= PROBLEM DESCRIPTION =
Work out how many lines in the listing below include the word "this"; answer with the number alone.

= RECORDED DATA =
>> START

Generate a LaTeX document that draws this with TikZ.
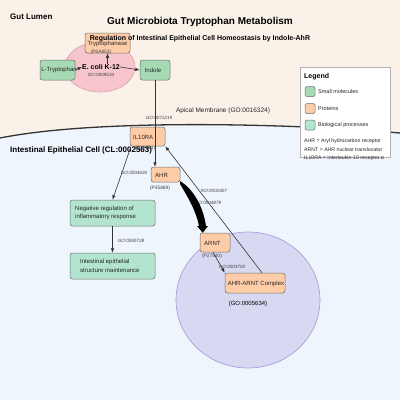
\documentclass[tikz,border=0pt]{standalone}
\usepackage{fontspec}
\setmainfont{Liberation Sans}
\usetikzlibrary{arrows.meta,shapes.geometric}
\definecolor{lumen}{HTML}{FAF2E8}
\definecolor{cell}{HTML}{EFF5FD}
\definecolor{smol}{HTML}{A6DAB4}
\definecolor{prot}{HTML}{FFCCA8}
\definecolor{bioproc}{HTML}{B3E4CF}
\definecolor{ecolifill}{HTML}{F6C6CC}
\definecolor{ecoliline}{HTML}{D9A0A8}
\definecolor{nucfill}{HTML}{D8D8F2}
\definecolor{nucline}{HTML}{9A9AD8}
\definecolor{edge}{HTML}{333333}
\definecolor{boxline}{HTML}{6E6E6E}
\tikzset{
  fs/.style={font=\fontsize{#1}{#1}\selectfont},
  boxbase/.style={draw=boxline, line width=0.5pt, rounded corners=2.5pt, inner sep=0pt},
  smolbox/.style={boxbase, fill=smol},
  protbox/.style={boxbase, fill=prot},
  procbox/.style={boxbase, fill=bioproc},
  conn/.style={draw=edge, line width=0.6pt, -{Latex[length=4.5pt,width=3.5pt]}},
  golabel/.style={fs=4.6, font=\itshape\fontsize{4.6}{4.6}\selectfont, text=black!75, inner sep=0pt},
  idlabel/.style={fs=4.8, text=black!75, inner sep=0pt},
  boxtext/.style={fs=6, inner sep=0pt, text=black!85},
  legtext/.style={fs=5.5, inner sep=0pt, anchor=west, text=black!85},
}
\begin{document}
\begin{tikzpicture}[x=1pt,y=-1pt]
\useasboundingbox (0,0) rectangle (400,400);
% background regions
\fill[lumen] (0,0) rectangle (400,400);
\fill[cell] (0,138) .. controls (100,118) and (300,124) .. (400,133) -- (400,400) -- (0,400) -- cycle;
\draw[edge, line width=1.3pt] (0,138) .. controls (100,118) and (300,124) .. (400,133);

% region labels
\node[fs=8, font=\bfseries\fontsize{8}{8}\selectfont, anchor=west, inner sep=0pt] (lumenlbl) at (10,17) {Gut Lumen};
\node[fs=6.5, anchor=center, inner sep=0pt, text=black!85] (apical) at (223,111) {Apical Membrane (GO:0016324)};

% E. coli compartment
\node[ellipse, draw=ecoliline, fill=ecolifill, line width=0.6pt, minimum width=70pt, minimum height=50pt] (ecoli) at (100,67) {};
\node[font=\bfseries\fontsize{7}{7}\selectfont, inner sep=0pt] (ecolilbl) at (101,67) {E. coli K-12};
\node[golabel, font=\fontsize{4.6}{4.6}\selectfont] (ecoligo) at (101,75) {GO:0009534};

% nucleus
\node[ellipse, draw=nucline, fill=nucfill, line width=0.6pt, minimum width=144pt, minimum height=136pt] (nucleus) at (248,300) {};
\node[fs=6, inner sep=0pt] (nucgo) at (248,304) {(GO:0005634)};

% Tryptophanase
\node[protbox, minimum width=45pt, minimum height=20pt] (tryp) at (107.5,43) {};
\node[boxtext] (tryptxt) at (107.5,44) {Tryptophanase};
\node[idlabel] (trypid) at (101,52) {(P0A853)};

% Title and subtitle
\node[font=\bfseries\fontsize{10}{10}\selectfont, inner sep=0pt] (title) at (200,22) {Gut Microbiota Tryptophan Metabolism};
\node[font=\bfseries\fontsize{7}{7}\selectfont, inner sep=0pt] (subtitle) at (200,39) {Regulation of Intestinal Epithelial Cell Homeostasis by Indole-AhR};

% small molecules
\node[smolbox, minimum width=35pt, minimum height=20pt] (ltrp) at (57.5,70) {};
\node[boxtext] (ltrptxt) at (59,70) {L-Tryptophan};
\node[smolbox, minimum width=30pt, minimum height=20pt] (indole) at (155,70) {};
\node[boxtext] (indoletxt) at (153,70) {Indole};

% proteins
\node[protbox, minimum width=35pt, minimum height=19pt] (il10ra) at (147.5,136.5) {};
\node[boxtext, anchor=west] (il10ratxt) at (133,137) {IL10RA};
\node[idlabel] (il10raid) at (145,148) {(Q13651)};

\node[protbox, minimum width=29pt, minimum height=15pt] (ahr) at (165.5,174.5) {};
\node[boxtext, anchor=west] (ahrtxt) at (155,175) {AHR};
\node[idlabel] (ahrid) at (160,188) {(P35869)};

\node[protbox, minimum width=30pt, minimum height=19pt] (arnt) at (215,242.5) {};
\node[boxtext, anchor=west] (arnttxt) at (204,243) {ARNT};
\node[idlabel] (arntid) at (212,256) {(P27540)};

\node[protbox, minimum width=60pt, minimum height=20pt] (complex) at (255,283) {};
\node[boxtext] (complextxt) at (256,284) {AHR-ARNT Complex};

% biological processes
\node[procbox, minimum width=85pt, minimum height=26pt] (negreg) at (112.5,213) {};
\node[boxtext, anchor=west, align=left, font=\fontsize{6}{8.5}\selectfont] (negregtxt) at (75,213) {Negative regulation of\\inflammatory response};
\node[procbox, minimum width=85pt, minimum height=26pt] (maint) at (112.5,266) {};
\node[boxtext, anchor=west, align=left, font=\fontsize{6}{8.5}\selectfont] (mainttxt) at (80,266) {Intestinal epithelial\\structure maintenance};

\node[fs=8, font=\bfseries\fontsize{8}{8}\selectfont, anchor=west, inner sep=0pt] (celllbl) at (10,150) {Intestinal Epithelial Cell (CL:0002563)};

% edge labels
\node[golabel] (g1) at (159,118) {GO:0071219};
\node[golabel] (g2) at (134,173) {GO:0004920};
\node[golabel] (g3) at (214,191) {RO:0002407};
\node[golabel] (g4) at (208,203) {GO:0004879};
\node[golabel] (g5) at (131,241) {GO:0050728};
\node[golabel] (g6) at (232,267) {GO:0003700};

% connectors
\coordinate (ltrpE) at (ltrp.east);
\draw[conn] (ltrp.east) -- (ecolilbl.west);
\draw[conn] (ecolilbl.east) -- (indole.west);
\draw[conn] (ecolilbl.north -| tryp.south) ++(0,0) -- (tryp.south);
\draw[conn] (indole.south) -- (ahr.north -| indole.south);
\draw[conn] (il10ra.south west) ++(1,1) -- (negreg.north);
\draw[conn] (negreg.south) -- (maint.north);
\draw[conn] (complex.north) ++(7,0) -- (il10ra.south east);
\draw[conn] (arnt.south) ++(-2,0) -- (complex.north west);

% thick tapered AHR -> ARNT connector
\coordinate (wstart) at (ahr.south east);
\coordinate (wtip) at (arnt.north west);
\fill[black] (180,181) .. controls (192,188) and (203,205) .. (206,226)
  -- (208,226) -- ([xshift=3pt]wtip) -- (197,226) -- (199,226)
  .. controls (196,210) and (186,194) .. (180,184) -- cycle;

% legend
\node[draw=black!30, fill=white, line width=0.6pt, minimum width=90pt, minimum height=90pt, inner sep=0pt] (legend) at (345,112) {};
\node[font=\bfseries\fontsize{7}{7}\selectfont, anchor=west, inner sep=0pt] (legtitle) at (304,77) {Legend};
\node[smolbox, minimum width=10pt, minimum height=10pt, rounded corners=2pt] (lsq1) at (310,91.5) {};
\node[legtext] (lt1) at (318,91.5) {Small molecules};
\node[protbox, minimum width=10pt, minimum height=10pt, rounded corners=2pt] (lsq2) at (310,108.5) {};
\node[legtext] (lt2) at (318,108.5) {Proteins};
\node[procbox, minimum width=10pt, minimum height=10pt, rounded corners=2pt] (lsq3) at (310,125) {};
\node[legtext] (lt3) at (318,125) {Biological processes};
\node[legtext, font=\fontsize{5.2}{5.2}\selectfont] (ab1) at (304,141) {AHR = Aryl hydrocarbon receptor};
\node[legtext, font=\fontsize{5.2}{5.2}\selectfont] (ab2) at (304,150) {ARNT = AHR nuclear translocator};
\node[legtext, font=\fontsize{5.2}{5.2}\selectfont] (ab3) at (304,158.5) {IL10RA = Interleukin-10 receptor α};
\end{tikzpicture}
\end{document}
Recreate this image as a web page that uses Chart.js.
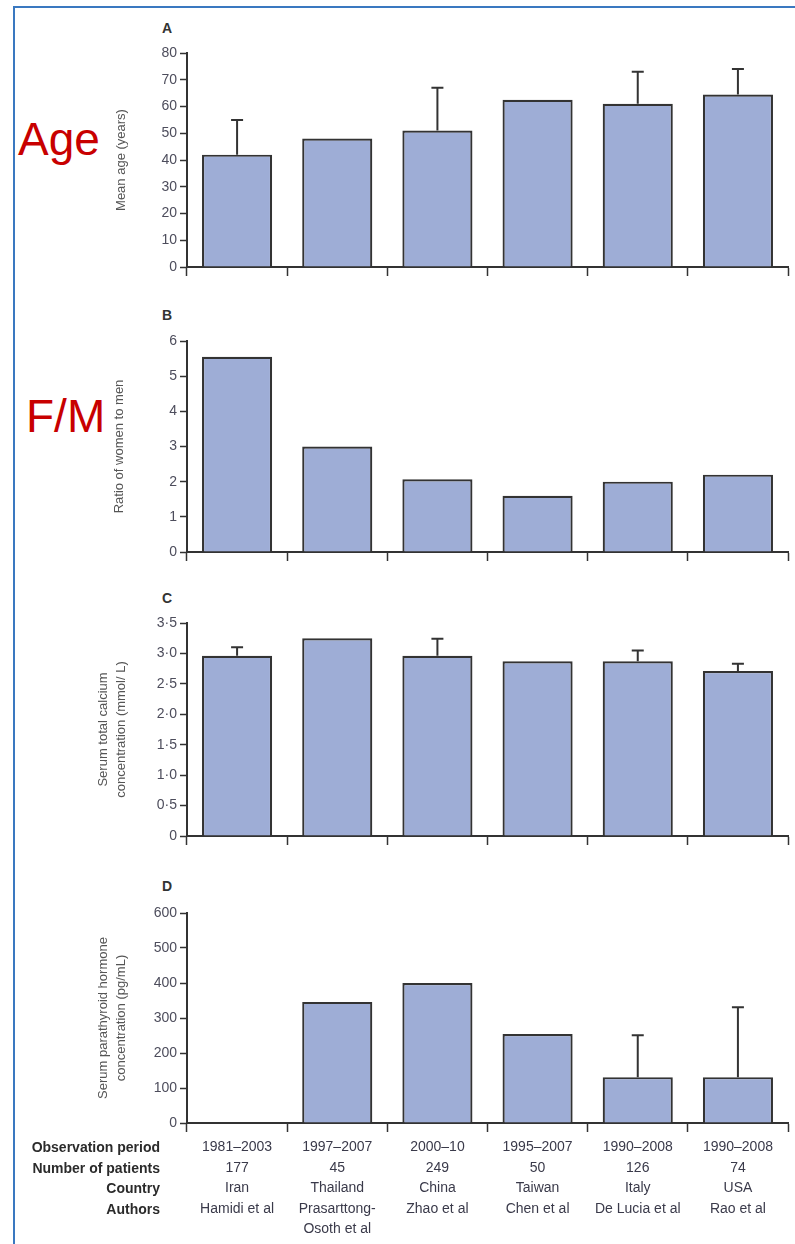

>> END

= TASK RESULT =
2